On September 20, 2021, the Piaggio Group announced that it won two separate European lawsuits it filed against Peugeot Motocycles. Both the Tribunal Judiciaire in Paris, France, and the Court of Milan in Italy found Peugeot guilty of infringing on a European patent related to the Piaggio MP3’s particular three-wheeler technology.
In specific, Piaggio says, it relates to the leaning technology used by the MP3 to allow it to tilt going around corners, much like motorcycles and scooters do. For those unfamiliar, these rulings directly relate to the Peugeot Metropolis three-wheeled vehicle, which Peugeot has primarily sold in European markets since its introduction.
What’s the sentence? In France, Peugeot must pay damages of €1,500,000 to the Piaggio Group, on top of additional infringement and legal expense-related penalties. Additionally, the French court ruling effectively states that Peugeot must immediately cease production, sales, possession, importing, and exporting of any vehicles that make use of the infringing technology. If Peugeot does not comply, the company must pay a fine for each and every “counterfeit vehicle,” in Piaggio’s terms.
Over in Italy, the Peugeot Metropolis is prohibited from importing and exporting in the same way as the French ruling dictates, as well as advertising and marketing activities. If Peugeot does not comply in Italy, a fine of €6,000 will be charged for every vehicle sold after 30 days following the announcement of the Milan court’s sentence.
Additionally, the Milan court ruled, Peugeot must completely cease sales of the Metropolis in Italy within 90 days. All “counterfeit vehicles” must be withdrawn from sale within that time frame, or else Peugeot will be charged an additional €10,000 for every day of noncompliance. The Piaggio Group says that these lawsuits are just part of its larger pattern of activities to defend against design and technological infringement.

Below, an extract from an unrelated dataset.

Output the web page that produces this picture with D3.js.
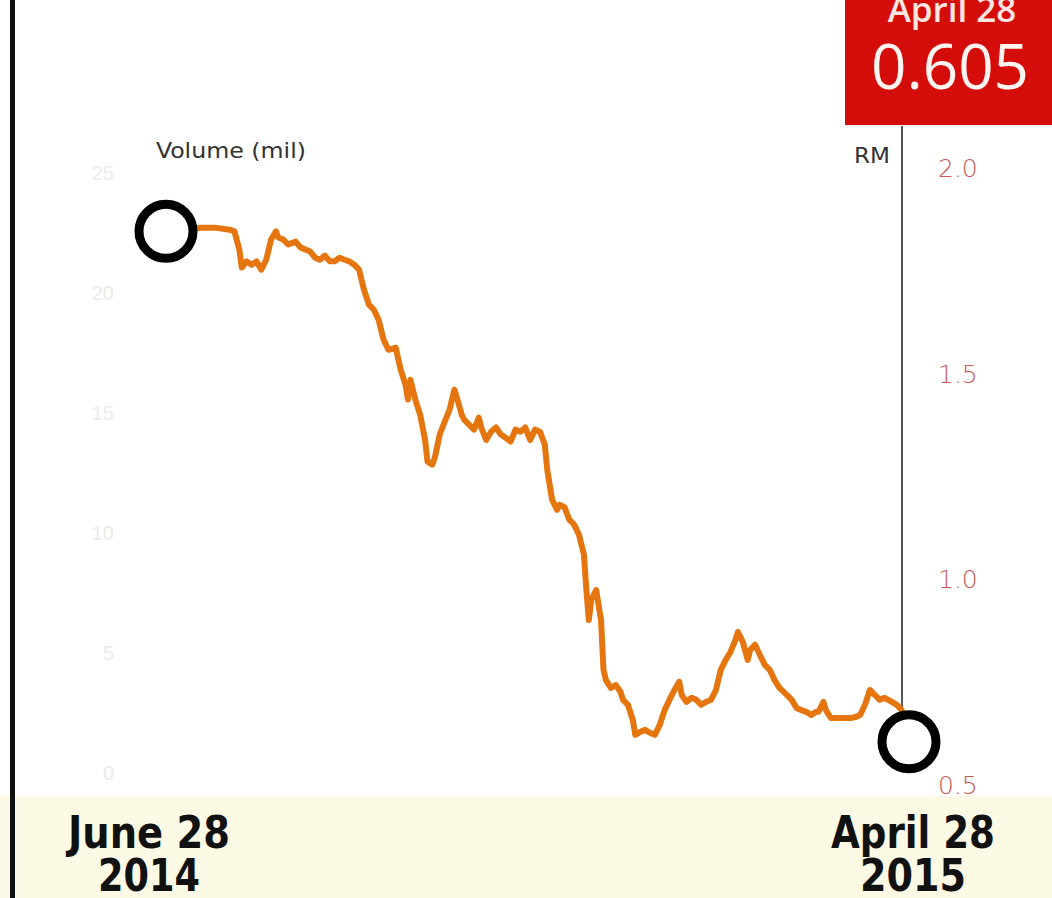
<!DOCTYPE html>
<html>
<head>
<meta charset="utf-8">
<script src="https://cdn.jsdelivr.net/npm/d3@7"></script>
<style>
  body { margin: 0; background: #fff; }
  svg { display: block; }
</style>
</head>
<body>
<div id="chart"></div>
<script>
const w = 1052;
const h = 898;

// days since June 28 2014, closing price in RM
const days = [0,14,20,26,28,30,31,33,35,37,39,41,43,45,46,48,50,53,55,57,59,61,63,65,67,69,71,73,75,77,79,
  81,83,85,87,89,91,94,96,98,99,100,102,104,106,107,109,110,112,114,116,118,119,121,122,124,126,128,129,
  131,133,135,137,139,141,143,145,147,149,151,153,155,156,158,160,161,163,165,167,169,171,172,173,174,176,
  178,179,180,182,184,186,187,189,191,192,194,196,198,200,202,204,206,208,210,211,213,215,217,219,221,223,
  225,227,229,231,233,234,236,238,239,241,243,245,247,249,251,254,256,258,260,262,264,266,267,269,270,272,
  274,276,278,280,282,284,286,288,290,292,294,297,299,301,304];
const prices = [1.846,1.855,1.855,1.850,1.846,1.802,1.758,1.773,1.765,1.773,1.753,1.777,1.826,1.846,1.831,
  1.826,1.814,1.821,1.807,1.802,1.797,1.782,1.777,1.787,1.773,1.773,1.782,1.777,1.773,1.765,1.753,
  1.704,1.668,1.656,1.631,1.583,1.558,1.563,1.510,1.473,1.437,1.485,1.437,1.400,1.339,1.286,1.279,1.296,
  1.352,1.383,1.412,1.461,1.442,1.400,1.388,1.376,1.364,1.393,1.369,1.339,1.359,1.369,1.352,1.344,1.335,
  1.364,1.359,1.369,1.339,1.364,1.359,1.327,1.266,1.193,1.169,1.181,1.176,1.145,1.133,1.108,1.060,0.974,
  0.901,0.950,0.974,0.901,0.780,0.755,0.736,0.743,0.726,0.707,0.695,0.658,0.622,0.629,0.634,0.627,0.622,
  0.646,0.682,0.707,0.731,0.751,0.719,0.702,0.712,0.707,0.695,0.702,0.707,0.731,0.780,0.804,0.824,0.853,
  0.872,0.848,0.804,0.828,0.841,0.816,0.792,0.780,0.755,0.736,0.719,0.707,0.687,0.682,0.678,0.670,0.678,
  0.678,0.702,0.682,0.663,0.663,0.663,0.663,0.663,0.665,0.670,0.695,0.731,0.719,0.707,0.712,0.702,0.695,
  0.682,0.605];

const priceTicks = [0.5, 1.0, 1.5, 2.0];
const volumeTicks = [0, 5, 10, 15, 20, 25];
const startLabel = ["June 28", "2014"];
const endLabel = ["April 28", "2015"];
const lastLabel = "April 28";
const lastValue = "0.605";

const startDate = new Date(2014, 5, 28);
const endDate = new Date(2015, 3, 28);
const data = days.map((d, i) => ({date: d3.timeDay.offset(startDate, d), value: prices[i]}));

const svg = d3.select("#chart")
  .append("svg")
  .attr("width", w)
  .attr("height", h);

const x = d3.scaleTime()
  .domain([startDate, endDate])
  .range([166, 909]);

const y = d3.scaleLinear()
  .domain([0.5, 2.0])
  .range([785, 168]);

const yVol = d3.scaleLinear()
  .domain([0, 25])
  .range([773, 173]);

// bottom band
svg.append("rect")
  .attr("x", 0).attr("y", 796)
  .attr("width", w).attr("height", h - 796)
  .attr("fill", "#fcf9e4");

// left border
svg.append("rect")
  .attr("x", 10).attr("y", 0)
  .attr("width", 5).attr("height", h)
  .attr("fill", "#111");

// ghost volume labels
svg.append("g")
  .selectAll("text")
  .data(volumeTicks)
  .enter()
  .append("text")
  .attr("x", 114)
  .attr("y", d => yVol(d) + 7)
  .attr("text-anchor", "end")
  .attr("font-family", "Liberation Sans, sans-serif")
  .attr("font-size", 20)
  .attr("fill", "#ebebeb")
  .text(d => d);

svg.append("text")
  .attr("x", 156)
  .attr("y", 158)
  .attr("font-family", "Liberation Sans Narrow, DejaVu Sans Condensed, sans-serif")
  .attr("font-size", 21)
  .attr("textLength", 150)
  .attr("lengthAdjust", "spacingAndGlyphs")
  .attr("fill", "#333")
  .text("Volume (mil)");

// right price axis
svg.append("line")
  .attr("x1", 902).attr("x2", 902)
  .attr("y1", 126).attr("y2", 712)
  .attr("stroke", "#555")
  .attr("stroke-width", 2);

svg.append("text")
  .attr("x", 854)
  .attr("y", 163)
  .attr("font-family", "Liberation Sans Narrow, DejaVu Sans Condensed, sans-serif")
  .attr("font-size", 21)
  .attr("textLength", 36)
  .attr("lengthAdjust", "spacingAndGlyphs")
  .attr("fill", "#333")
  .text("RM");

svg.append("g")
  .selectAll("text")
  .data(priceTicks)
  .enter()
  .append("text")
  .attr("x", 938)
  .attr("y", d => y(d) + 9)
  .attr("font-family", "DejaVu Sans, sans-serif")
  .attr("font-weight", 300)
  .attr("font-size", 25)
  .attr("fill", "#cc5852")
  .text(d => d.toFixed(1));

// price line
const line = d3.line()
  .x(d => x(d.date))
  .y(d => y(d.value));

svg.append("path")
  .datum(data)
  .attr("d", line)
  .attr("fill", "none")
  .attr("stroke", "#e5760f")
  .attr("stroke-width", 6)
  .attr("stroke-linejoin", "round");

// end markers
svg.selectAll("circle.marker")
  .data([data[0], data[data.length - 1]])
  .enter()
  .append("circle")
  .attr("class", "marker")
  .attr("cx", d => x(d.date))
  .attr("cy", d => y(d.value))
  .attr("r", 27)
  .attr("fill", "#fff")
  .attr("stroke", "#000")
  .attr("stroke-width", 9);

// red callout box
svg.append("rect")
  .attr("x", 845).attr("y", 0)
  .attr("width", w - 845).attr("height", 125)
  .attr("fill", "#d50d0a");

svg.append("text")
  .attr("x", 952)
  .attr("y", 22)
  .attr("text-anchor", "middle")
  .attr("font-family", "Open Sans, sans-serif")
  .attr("font-weight", 600)
  .attr("font-size", 35)
  .attr("fill", "#ffe6e0")
  .text(lastLabel);

svg.append("text")
  .attr("x", 950)
  .attr("y", 89)
  .attr("text-anchor", "middle")
  .attr("font-family", "Open Sans, sans-serif")
  .attr("font-size", 62)
  .attr("fill", "#fff4f0")
  .text(lastValue);

// date labels
function dateLabel(lines, cx, widths) {
  const g = svg.append("g");
  lines.forEach((t, i) => {
    g.append("text")
      .attr("x", cx)
      .attr("y", 848 + i * 43)
      .attr("text-anchor", "middle")
      .attr("font-family", "Liberation Sans Narrow, DejaVu Sans Condensed, sans-serif")
      .attr("font-weight", "bold")
      .attr("font-size", 44)
      .attr("textLength", widths[i])
      .attr("lengthAdjust", "spacingAndGlyphs")
      .attr("fill", "#111")
      .text(t);
  });
}
dateLabel(startLabel, x(startDate) - 17, [162, 102]);
dateLabel(endLabel, x(endDate) + 4, [164, 106]);
</script>
</body>
</html>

Since 2019, Peugeot Motocycles has been under the ownership of the Mahindra Group. A subsidiary of Mahindra, Classic Legends, currently owns the Jawa, Yezdi, and BSA motorcycle brands. It’s not clear how much, if any technology sharing has been done between the various brands under the Mahindra umbrella. None of the other motorbike brands listed here have breathed a word about any leaning three-wheeler vehicles so far—and as long as these rulings stand, it doesn’t seem likely that they ever will.